>> Begin Extracted data
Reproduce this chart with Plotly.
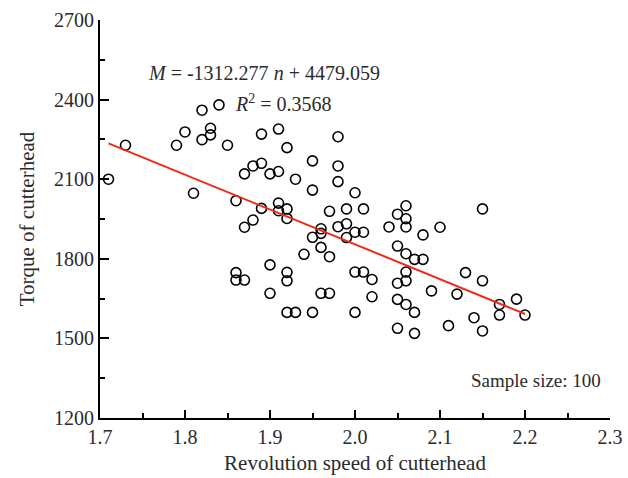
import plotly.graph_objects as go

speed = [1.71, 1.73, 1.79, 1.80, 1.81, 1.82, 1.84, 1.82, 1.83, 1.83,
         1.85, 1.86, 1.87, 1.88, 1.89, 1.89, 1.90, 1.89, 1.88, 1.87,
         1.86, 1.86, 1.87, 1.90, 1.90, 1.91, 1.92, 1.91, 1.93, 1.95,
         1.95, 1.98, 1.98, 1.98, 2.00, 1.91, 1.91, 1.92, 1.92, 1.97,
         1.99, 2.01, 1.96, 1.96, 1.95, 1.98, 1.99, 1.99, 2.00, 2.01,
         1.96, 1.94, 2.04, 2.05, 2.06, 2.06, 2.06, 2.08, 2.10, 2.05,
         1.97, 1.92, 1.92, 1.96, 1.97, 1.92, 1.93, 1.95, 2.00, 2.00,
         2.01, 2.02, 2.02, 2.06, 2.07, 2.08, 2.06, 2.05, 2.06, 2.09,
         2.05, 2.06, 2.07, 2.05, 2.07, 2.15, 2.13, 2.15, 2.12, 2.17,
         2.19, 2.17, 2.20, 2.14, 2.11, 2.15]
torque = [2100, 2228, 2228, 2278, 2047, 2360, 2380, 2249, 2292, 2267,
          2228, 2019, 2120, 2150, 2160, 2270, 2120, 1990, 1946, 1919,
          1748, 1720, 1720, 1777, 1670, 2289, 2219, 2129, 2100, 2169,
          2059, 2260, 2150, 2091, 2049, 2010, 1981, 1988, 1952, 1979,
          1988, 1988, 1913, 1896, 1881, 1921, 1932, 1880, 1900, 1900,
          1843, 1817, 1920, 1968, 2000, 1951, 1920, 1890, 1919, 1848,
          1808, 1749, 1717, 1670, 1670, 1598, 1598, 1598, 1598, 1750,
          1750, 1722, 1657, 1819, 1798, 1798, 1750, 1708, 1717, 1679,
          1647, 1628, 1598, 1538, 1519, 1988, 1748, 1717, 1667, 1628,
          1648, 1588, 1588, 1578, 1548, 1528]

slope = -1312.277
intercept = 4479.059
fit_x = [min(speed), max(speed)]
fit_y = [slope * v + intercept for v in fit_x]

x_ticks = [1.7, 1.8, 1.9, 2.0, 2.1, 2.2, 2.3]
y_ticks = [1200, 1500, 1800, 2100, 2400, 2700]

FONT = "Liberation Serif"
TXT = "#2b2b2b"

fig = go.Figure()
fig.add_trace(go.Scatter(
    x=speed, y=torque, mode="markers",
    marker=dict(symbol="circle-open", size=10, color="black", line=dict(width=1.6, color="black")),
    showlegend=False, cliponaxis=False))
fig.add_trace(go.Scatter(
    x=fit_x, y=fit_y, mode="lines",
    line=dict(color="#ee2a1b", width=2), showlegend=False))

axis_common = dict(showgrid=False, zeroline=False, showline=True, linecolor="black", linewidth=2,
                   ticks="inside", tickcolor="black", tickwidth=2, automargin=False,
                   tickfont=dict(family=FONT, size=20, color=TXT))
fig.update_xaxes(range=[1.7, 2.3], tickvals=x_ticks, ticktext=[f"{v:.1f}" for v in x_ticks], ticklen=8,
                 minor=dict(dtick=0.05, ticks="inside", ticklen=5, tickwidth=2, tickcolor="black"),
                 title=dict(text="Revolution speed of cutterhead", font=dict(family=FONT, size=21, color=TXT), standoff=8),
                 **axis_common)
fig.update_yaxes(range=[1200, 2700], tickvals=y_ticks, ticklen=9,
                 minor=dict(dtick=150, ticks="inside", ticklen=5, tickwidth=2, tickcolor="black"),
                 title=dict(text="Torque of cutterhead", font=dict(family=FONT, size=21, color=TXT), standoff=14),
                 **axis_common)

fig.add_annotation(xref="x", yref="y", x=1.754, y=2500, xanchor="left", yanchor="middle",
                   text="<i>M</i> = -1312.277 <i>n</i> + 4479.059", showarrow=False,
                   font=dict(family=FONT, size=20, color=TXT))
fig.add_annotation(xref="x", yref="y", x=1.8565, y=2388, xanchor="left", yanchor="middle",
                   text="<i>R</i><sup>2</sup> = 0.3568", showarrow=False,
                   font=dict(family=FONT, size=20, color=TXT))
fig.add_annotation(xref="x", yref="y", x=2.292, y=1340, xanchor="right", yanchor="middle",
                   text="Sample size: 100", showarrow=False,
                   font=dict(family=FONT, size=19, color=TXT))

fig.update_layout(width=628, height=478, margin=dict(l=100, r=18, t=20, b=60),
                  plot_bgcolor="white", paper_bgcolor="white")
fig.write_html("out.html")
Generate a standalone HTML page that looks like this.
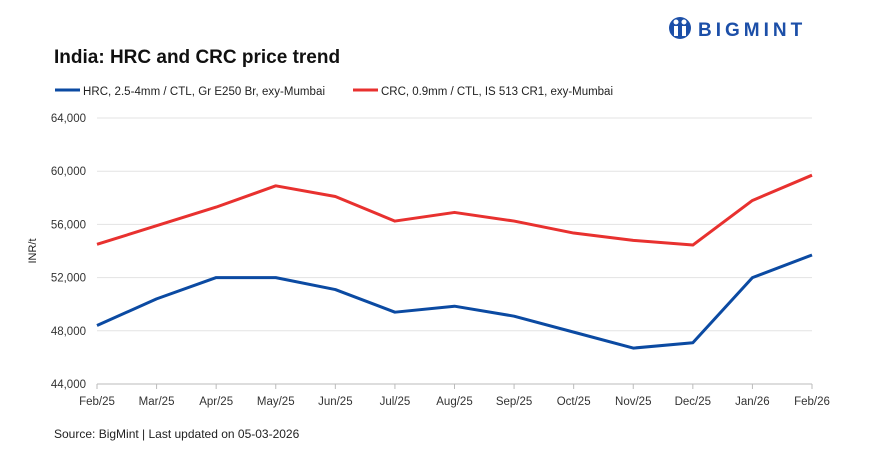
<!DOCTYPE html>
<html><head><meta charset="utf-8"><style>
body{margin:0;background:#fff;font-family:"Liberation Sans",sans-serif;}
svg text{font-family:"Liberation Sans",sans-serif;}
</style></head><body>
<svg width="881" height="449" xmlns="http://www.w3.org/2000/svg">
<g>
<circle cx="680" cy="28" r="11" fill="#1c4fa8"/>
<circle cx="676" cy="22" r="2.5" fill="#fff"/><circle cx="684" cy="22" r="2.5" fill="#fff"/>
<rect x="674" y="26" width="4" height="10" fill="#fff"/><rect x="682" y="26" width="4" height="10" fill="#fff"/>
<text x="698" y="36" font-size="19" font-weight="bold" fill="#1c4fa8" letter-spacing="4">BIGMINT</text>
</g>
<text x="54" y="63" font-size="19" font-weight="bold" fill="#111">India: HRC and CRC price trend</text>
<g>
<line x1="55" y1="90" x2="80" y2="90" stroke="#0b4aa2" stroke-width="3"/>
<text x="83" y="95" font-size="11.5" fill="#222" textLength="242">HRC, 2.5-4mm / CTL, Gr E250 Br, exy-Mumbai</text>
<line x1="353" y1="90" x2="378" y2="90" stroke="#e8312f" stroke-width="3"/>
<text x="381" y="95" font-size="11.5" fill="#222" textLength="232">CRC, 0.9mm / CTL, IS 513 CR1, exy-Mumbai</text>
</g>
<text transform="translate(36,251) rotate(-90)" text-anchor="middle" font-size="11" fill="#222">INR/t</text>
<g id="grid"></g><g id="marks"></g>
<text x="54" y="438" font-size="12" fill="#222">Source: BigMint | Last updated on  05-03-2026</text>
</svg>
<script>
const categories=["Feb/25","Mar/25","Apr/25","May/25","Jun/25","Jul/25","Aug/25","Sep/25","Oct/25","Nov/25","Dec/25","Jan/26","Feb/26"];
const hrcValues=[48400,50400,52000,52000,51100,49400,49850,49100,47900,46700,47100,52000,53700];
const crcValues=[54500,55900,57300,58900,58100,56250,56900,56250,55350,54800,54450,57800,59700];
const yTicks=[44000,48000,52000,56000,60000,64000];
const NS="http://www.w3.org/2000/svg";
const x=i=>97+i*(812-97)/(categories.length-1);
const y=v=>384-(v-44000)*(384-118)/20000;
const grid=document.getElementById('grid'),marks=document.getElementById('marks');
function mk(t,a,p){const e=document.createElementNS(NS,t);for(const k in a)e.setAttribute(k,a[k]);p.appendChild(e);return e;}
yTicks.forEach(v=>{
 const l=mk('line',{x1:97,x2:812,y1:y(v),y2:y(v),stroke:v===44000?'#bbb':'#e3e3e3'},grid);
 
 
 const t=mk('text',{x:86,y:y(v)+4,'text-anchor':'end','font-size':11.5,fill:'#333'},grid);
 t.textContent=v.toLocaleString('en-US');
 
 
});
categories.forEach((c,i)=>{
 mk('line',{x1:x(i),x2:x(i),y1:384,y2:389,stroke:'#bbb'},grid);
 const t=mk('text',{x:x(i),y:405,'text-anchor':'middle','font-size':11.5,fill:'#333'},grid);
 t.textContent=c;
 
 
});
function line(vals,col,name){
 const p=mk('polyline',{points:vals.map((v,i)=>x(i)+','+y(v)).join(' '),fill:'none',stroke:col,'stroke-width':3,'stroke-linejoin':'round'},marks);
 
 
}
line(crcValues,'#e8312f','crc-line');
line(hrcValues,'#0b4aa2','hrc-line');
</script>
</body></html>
>> End Extracted data
__Task instructions__.
Restate the material word for word from its first line through the line containing "import plotly.graph_objects as go", both included; the pictures do not belong in it.

__Exercise output__.
Reproduce this chart with Plotly.
import plotly.graph_objects as go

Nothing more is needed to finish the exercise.